Let’s just throw these into a regression model and see what happens. The simplest model, N(citations) ~ β * N(authors), should not be expected to perform very well given the exponential relation, but I’ll show it here for reference. The R-squared value suggests that we explain about 0.3% of the variance this way. We get a y-intercept at 20 citations and a coefficient β=0.2. This means the typical paper gets a very sporting start with 20 citations and gains roughly one citation for every five added authors.

A log-log model is more appropriate: log N(citations) ~ β * log N(authors). Yet this only explains 2% of the variance. We get a (log10) intercept of 0.91, that is 8 citations, with 1.8 citations added for each 10 authors. So the slope is shallower when we apply a more fitting relationship.

*The number of authors has no predictive power over citations.*

While the trend is positive the regression models state that the number of authors is of no use as a predictor of citation count. This persists if we perform over past timelines, e.g., papers published before 1950. We did learn above that the number of authors has been inflating recently and it stands to reason that it takes a while for a paper to gain popularity and rake in those citations.

Alas, we have no timeline of citations for individual papers so we cannot test this.
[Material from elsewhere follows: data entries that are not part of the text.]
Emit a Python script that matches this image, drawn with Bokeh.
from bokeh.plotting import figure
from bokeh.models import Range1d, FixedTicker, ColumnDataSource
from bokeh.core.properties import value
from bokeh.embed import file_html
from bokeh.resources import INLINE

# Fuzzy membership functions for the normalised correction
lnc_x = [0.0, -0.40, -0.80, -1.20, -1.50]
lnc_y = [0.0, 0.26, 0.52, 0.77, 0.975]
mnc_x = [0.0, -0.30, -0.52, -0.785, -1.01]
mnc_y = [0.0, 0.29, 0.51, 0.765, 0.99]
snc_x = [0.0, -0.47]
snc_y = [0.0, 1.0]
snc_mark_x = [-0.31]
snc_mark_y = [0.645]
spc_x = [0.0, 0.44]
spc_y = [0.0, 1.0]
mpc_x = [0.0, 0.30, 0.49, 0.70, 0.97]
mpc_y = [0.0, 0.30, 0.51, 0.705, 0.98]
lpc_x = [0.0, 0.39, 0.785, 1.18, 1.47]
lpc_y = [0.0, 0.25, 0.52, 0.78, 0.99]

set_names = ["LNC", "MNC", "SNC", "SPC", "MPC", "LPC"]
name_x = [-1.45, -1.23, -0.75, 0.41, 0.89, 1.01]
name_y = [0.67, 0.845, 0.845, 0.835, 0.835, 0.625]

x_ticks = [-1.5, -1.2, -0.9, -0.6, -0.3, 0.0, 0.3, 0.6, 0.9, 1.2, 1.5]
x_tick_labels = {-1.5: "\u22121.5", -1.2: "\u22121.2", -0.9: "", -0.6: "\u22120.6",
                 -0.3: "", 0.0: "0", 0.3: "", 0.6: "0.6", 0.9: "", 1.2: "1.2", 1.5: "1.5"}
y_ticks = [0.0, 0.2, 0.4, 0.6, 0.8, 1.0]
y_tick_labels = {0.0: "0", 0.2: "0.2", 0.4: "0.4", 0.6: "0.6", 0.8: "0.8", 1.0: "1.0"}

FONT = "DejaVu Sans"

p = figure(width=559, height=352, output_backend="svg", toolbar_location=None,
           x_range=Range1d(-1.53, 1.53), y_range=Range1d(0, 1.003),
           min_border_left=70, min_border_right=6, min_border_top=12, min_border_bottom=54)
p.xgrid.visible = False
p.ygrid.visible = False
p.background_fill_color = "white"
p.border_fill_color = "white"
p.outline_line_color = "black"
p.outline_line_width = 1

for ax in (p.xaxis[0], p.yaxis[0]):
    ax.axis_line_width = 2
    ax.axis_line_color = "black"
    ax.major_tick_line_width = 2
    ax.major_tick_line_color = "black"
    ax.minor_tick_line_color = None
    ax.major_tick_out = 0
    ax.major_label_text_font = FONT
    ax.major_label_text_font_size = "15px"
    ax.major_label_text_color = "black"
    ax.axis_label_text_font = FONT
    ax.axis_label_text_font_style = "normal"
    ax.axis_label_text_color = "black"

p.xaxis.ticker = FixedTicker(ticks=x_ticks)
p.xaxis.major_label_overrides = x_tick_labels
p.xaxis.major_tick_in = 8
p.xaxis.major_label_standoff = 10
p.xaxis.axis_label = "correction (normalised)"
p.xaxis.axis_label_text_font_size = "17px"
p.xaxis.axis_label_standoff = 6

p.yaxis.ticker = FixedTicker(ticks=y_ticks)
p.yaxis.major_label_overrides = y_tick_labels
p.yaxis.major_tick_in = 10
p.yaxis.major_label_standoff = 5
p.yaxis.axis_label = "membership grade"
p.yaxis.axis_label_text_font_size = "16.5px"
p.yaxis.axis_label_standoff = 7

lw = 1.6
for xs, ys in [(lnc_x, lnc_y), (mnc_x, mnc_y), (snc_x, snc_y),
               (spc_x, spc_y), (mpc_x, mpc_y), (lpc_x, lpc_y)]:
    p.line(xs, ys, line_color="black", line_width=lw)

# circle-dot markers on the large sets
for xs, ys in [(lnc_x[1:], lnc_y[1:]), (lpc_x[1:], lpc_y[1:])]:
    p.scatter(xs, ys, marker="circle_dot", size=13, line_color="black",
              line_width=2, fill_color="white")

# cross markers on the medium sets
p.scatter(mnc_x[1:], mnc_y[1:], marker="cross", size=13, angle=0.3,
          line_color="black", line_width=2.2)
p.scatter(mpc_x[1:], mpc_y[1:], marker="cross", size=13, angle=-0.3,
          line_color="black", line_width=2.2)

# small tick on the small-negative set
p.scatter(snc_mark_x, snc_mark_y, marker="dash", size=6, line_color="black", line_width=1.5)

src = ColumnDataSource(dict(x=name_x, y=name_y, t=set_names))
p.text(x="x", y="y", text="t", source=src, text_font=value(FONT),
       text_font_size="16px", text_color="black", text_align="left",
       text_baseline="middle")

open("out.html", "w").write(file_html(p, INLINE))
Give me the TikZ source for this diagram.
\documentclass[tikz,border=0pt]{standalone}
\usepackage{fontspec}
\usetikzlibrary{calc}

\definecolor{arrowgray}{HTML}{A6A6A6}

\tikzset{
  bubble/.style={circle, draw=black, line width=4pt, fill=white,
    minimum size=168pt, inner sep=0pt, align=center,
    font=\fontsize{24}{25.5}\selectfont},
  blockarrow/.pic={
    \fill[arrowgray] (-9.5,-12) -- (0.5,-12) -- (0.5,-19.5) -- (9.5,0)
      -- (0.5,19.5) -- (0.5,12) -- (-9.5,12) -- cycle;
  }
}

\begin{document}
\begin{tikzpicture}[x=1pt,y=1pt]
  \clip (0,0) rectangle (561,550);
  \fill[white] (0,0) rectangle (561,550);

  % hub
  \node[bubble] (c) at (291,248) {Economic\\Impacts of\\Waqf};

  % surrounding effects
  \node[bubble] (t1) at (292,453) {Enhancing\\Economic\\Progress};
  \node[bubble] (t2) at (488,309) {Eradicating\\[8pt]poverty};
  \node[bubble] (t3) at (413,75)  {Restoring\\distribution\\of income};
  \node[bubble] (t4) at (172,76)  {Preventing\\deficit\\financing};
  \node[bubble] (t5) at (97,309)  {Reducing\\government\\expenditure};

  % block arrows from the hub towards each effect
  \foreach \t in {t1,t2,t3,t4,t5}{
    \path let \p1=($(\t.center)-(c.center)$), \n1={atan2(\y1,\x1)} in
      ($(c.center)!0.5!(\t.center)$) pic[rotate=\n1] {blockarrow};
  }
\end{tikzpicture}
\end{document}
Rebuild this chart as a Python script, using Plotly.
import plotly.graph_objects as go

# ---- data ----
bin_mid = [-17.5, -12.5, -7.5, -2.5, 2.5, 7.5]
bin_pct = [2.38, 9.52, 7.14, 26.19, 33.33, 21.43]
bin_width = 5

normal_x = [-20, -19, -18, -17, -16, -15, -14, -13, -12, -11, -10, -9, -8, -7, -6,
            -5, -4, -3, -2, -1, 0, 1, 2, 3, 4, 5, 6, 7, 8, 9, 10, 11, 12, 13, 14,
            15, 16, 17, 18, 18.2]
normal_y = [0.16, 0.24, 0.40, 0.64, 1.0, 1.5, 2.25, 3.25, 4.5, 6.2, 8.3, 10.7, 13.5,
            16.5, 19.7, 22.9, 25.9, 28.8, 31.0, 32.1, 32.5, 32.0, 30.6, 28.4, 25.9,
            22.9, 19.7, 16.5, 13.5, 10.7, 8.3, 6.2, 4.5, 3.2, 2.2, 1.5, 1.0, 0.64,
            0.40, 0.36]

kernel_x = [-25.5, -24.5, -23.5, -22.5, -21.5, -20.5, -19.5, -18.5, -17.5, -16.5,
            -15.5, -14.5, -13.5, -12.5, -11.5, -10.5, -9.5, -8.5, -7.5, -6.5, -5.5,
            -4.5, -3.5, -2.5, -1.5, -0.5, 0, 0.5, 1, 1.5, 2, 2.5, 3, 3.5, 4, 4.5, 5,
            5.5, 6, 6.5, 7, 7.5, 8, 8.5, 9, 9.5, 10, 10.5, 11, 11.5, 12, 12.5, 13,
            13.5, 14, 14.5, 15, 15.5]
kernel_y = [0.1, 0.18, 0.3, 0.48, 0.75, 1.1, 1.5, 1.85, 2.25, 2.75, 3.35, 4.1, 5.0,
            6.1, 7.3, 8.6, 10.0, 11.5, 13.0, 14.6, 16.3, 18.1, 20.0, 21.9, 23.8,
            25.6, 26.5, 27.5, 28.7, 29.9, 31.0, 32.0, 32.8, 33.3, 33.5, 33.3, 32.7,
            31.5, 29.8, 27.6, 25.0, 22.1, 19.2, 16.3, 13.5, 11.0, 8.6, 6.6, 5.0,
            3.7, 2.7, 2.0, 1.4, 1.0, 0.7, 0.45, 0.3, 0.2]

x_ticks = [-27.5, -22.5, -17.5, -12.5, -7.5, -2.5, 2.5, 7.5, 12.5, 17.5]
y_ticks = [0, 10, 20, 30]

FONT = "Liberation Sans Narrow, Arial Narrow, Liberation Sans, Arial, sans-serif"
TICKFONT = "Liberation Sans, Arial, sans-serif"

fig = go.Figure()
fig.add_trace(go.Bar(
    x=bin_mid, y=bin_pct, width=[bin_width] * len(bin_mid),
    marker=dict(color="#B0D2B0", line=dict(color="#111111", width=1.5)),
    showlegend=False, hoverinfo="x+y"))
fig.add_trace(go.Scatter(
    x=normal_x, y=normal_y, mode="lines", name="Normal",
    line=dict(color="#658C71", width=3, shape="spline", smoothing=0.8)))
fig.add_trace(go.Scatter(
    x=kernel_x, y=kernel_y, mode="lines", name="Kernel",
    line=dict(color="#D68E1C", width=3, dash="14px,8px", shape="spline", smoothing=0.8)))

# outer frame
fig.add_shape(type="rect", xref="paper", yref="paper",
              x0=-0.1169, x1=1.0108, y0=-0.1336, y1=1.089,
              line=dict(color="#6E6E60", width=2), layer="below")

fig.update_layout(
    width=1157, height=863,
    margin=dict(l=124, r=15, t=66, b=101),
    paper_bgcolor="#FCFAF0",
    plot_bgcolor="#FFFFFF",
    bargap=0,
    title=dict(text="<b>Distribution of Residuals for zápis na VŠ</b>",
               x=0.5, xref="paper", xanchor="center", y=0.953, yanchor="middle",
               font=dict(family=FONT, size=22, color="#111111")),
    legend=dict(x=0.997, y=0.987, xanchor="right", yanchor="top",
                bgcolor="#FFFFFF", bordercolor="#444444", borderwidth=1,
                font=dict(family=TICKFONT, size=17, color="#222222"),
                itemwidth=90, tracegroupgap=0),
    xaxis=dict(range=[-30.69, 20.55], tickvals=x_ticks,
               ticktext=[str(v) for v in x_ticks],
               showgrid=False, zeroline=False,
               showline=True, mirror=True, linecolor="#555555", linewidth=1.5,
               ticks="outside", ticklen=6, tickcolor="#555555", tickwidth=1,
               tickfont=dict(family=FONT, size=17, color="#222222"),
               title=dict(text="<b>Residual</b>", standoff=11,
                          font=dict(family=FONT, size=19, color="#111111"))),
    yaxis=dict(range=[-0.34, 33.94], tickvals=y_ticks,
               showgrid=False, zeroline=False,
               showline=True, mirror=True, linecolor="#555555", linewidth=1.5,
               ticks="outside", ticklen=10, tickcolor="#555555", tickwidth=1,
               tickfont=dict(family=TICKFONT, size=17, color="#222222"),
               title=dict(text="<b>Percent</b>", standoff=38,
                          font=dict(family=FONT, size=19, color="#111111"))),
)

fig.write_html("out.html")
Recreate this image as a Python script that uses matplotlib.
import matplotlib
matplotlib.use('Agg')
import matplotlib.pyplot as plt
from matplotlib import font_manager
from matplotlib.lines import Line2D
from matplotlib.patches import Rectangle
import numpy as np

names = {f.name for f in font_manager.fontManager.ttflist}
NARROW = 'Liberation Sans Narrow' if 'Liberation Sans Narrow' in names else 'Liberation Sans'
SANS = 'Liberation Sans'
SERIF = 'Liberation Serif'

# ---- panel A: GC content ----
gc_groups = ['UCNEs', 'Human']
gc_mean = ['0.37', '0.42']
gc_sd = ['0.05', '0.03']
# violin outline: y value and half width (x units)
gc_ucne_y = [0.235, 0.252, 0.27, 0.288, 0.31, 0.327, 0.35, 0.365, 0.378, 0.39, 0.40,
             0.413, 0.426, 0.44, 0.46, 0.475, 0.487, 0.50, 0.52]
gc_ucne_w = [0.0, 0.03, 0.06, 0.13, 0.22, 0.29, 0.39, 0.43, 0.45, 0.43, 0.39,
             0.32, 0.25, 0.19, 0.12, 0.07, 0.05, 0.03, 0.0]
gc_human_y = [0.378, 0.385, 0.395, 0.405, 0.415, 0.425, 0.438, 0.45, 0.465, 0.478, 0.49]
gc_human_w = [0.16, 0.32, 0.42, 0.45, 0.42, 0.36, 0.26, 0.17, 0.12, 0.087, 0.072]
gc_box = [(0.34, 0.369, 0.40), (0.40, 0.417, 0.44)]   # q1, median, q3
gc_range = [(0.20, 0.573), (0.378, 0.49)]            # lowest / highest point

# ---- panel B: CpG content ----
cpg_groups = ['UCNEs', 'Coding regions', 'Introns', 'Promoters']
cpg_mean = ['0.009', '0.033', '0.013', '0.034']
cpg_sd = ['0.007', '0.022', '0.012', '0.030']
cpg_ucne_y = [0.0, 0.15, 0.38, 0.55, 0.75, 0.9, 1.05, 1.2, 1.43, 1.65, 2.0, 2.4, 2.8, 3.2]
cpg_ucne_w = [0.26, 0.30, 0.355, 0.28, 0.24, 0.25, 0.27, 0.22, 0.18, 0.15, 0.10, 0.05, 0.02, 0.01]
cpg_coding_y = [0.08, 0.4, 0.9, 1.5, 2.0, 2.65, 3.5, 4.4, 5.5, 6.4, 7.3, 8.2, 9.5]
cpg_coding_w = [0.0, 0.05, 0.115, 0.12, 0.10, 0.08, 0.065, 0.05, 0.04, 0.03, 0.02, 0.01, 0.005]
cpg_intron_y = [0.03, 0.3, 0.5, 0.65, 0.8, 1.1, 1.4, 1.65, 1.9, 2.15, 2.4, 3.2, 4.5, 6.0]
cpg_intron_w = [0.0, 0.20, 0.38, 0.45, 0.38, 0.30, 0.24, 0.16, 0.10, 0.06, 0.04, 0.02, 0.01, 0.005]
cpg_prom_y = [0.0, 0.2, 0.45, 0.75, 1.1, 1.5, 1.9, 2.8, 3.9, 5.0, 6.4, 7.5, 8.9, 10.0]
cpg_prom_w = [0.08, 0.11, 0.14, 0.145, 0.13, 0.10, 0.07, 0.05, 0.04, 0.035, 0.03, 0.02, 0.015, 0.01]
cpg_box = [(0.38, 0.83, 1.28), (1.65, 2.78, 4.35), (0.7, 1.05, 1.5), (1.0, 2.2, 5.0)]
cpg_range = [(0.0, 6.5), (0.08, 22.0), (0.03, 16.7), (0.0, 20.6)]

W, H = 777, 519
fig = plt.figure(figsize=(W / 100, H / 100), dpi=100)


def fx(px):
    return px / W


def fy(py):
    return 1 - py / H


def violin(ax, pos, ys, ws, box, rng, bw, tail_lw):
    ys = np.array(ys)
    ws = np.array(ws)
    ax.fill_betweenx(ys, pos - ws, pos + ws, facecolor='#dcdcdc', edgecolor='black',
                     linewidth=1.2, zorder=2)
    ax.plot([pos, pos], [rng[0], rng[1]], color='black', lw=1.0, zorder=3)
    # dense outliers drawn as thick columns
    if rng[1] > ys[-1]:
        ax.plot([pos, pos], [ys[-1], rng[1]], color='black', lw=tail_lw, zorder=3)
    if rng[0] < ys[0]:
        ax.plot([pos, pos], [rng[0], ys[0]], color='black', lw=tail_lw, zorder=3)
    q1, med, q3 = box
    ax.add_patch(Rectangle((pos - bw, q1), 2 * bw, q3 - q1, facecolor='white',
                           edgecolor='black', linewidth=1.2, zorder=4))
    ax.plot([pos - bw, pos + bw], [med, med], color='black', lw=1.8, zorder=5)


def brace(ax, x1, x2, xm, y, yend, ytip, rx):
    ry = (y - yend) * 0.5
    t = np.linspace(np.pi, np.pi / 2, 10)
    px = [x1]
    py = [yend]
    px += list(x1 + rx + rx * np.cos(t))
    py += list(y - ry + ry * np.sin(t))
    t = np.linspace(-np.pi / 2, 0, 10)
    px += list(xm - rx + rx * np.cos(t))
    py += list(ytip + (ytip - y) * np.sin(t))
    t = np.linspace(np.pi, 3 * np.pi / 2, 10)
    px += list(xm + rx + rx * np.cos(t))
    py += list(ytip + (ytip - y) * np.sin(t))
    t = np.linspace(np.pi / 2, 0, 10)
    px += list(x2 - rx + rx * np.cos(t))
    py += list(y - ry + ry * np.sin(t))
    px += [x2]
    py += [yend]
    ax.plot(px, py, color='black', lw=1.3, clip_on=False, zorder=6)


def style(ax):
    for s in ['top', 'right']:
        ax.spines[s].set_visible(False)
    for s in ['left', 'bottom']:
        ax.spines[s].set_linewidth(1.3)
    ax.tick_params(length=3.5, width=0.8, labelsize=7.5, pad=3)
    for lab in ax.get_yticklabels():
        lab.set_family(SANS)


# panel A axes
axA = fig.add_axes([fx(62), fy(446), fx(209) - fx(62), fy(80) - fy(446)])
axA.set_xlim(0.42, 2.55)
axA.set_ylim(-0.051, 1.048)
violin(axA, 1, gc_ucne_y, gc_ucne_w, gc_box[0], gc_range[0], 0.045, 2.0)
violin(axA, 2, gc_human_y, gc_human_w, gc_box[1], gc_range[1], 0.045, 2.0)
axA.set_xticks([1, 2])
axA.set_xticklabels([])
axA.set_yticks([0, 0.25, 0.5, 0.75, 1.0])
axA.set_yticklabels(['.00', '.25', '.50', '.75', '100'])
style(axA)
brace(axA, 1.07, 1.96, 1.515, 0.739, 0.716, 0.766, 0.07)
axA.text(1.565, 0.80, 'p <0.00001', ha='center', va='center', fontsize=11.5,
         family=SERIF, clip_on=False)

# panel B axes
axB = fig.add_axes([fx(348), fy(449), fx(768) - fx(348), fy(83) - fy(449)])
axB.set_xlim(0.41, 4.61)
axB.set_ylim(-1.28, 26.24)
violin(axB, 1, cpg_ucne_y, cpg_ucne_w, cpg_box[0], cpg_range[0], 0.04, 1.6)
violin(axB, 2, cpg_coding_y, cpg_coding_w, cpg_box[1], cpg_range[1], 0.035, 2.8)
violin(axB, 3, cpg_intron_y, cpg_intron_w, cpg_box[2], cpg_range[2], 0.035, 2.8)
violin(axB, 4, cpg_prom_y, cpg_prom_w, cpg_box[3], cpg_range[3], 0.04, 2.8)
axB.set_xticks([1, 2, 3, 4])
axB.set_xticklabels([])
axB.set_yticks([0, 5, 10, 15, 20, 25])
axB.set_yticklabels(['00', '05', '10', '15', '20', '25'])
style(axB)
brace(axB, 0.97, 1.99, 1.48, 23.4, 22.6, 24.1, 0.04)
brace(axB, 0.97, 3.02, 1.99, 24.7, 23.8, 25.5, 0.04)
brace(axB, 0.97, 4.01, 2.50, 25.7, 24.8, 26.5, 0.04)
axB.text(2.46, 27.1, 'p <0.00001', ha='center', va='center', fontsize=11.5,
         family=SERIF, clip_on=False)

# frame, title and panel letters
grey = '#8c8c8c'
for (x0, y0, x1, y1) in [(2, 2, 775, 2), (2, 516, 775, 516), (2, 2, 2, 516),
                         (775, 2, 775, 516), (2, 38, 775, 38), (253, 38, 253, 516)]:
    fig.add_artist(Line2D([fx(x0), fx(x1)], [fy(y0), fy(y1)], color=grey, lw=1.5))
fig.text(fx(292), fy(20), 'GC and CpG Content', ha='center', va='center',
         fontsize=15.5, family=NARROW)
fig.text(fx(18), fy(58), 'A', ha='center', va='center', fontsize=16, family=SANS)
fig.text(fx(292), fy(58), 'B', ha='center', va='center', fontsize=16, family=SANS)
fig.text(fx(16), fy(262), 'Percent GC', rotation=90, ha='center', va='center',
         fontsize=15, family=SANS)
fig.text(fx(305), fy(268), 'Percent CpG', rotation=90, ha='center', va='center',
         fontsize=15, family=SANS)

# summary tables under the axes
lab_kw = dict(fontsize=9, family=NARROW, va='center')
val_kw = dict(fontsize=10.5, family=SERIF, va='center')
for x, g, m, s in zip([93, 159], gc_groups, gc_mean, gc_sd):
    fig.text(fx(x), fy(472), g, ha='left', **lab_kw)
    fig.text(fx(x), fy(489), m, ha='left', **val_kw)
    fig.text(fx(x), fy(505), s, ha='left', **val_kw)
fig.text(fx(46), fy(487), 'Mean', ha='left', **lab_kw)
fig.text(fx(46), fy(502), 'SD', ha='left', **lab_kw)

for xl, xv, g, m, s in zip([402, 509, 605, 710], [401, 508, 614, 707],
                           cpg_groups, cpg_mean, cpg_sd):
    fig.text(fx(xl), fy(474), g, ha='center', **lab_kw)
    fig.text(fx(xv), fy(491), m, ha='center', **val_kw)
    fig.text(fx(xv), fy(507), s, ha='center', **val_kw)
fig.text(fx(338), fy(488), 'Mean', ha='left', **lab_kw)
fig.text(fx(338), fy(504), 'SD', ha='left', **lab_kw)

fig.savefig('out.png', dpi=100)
But we can caution against over-interpreting the apparent decline toward the right of the log-log plot: many massively multi-author papers are recent and have not had the time to get those cites.

**Great, there are more papers. So what?**

Publications do not cover the full gamut of research activity. As an example, I spent most of my last postdoc helping to build an instrument for the AAT, a wonderful telescope near Warrumbungle National Park in New South Wales, Australia. This instrument was used to conduct a large survey and hugely benefited the global science community.

That’s great, right? Well… that building activity dampened my publication rate from one or two first-author papers per year to about one in two years. Oops ¯\_(ツ)_/¯

How do we ensure that young researchers are not disadvantaged by doing work of great community value through these massive projects? We reward them with publications. Yay! How? We grant them inclusion to every paper the project produces. This is a reasonable way to restore balance to the CVs of these individuals, but it brings us back to the effect of publication list inflation.

The way I have perceived this disgruntlement over the years it all hinges on the number of publications, and the number of authors. The feeling is that papers are devalued by long author lists, and that liberal inclusion of coauthors is harmful to the research field of Astrophysics.

We have learned that there is no link between the length of the author list and the number of citations. Does this mean we can look past this now?